The scandal of Camarena’s murder boosted the DEA’s political clout in the States. Not only did it win an expansion of the agency’s bureaucratic empire, it propelled passage of the 1986 Anti-Drug Abuse Act, which required the executive branch to annually certify that any country receiving U.S. assistance was cooperating fully with U.S. anti-narcotics efforts, or taking steps deemed sufficient on its own. (Thus did the U.S., the world’s largest consumer of illegal drugs, set itself up as judge of other countries’ progress on solving a problem the U.S. could not.) If the country in question failed to measure up—and Mexico was an obvious target—it would be struck off from all foreign aid programs. Worse (particularly for Mexico), the U.S. would oppose any loan requests that country might make to multilateral development banks (like the International Monetary Fund [IMF]), such opposition of course being a guaranteed kiss of death.
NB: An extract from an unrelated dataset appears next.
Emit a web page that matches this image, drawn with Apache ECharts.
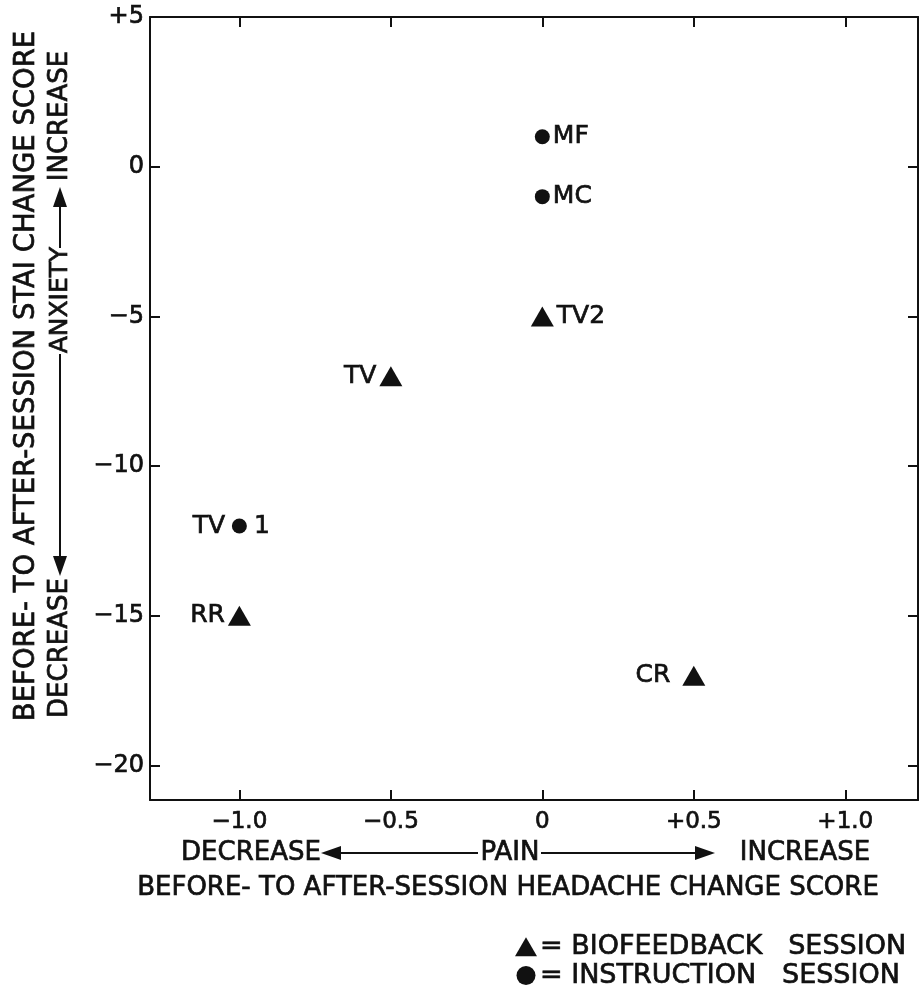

Also in 1986, with the crack epidemic at full throttle, with the Iran-Contra scandal about to splash into public view, and with the midterm elections approaching, Reagan turned up the volume of his drug war rhetoric. “My generation will remember how Americans swung into action when we were attacked in World War II,” he cried. “Now we’re in another war for our freedom.” He signed a National Security Decision Directive declaring drug trafficking a threat to national security. This permitted the U.S. Department of Defense to get involved in a wide variety of anti-drug activities, especially on the Mexico-U.S.A. border.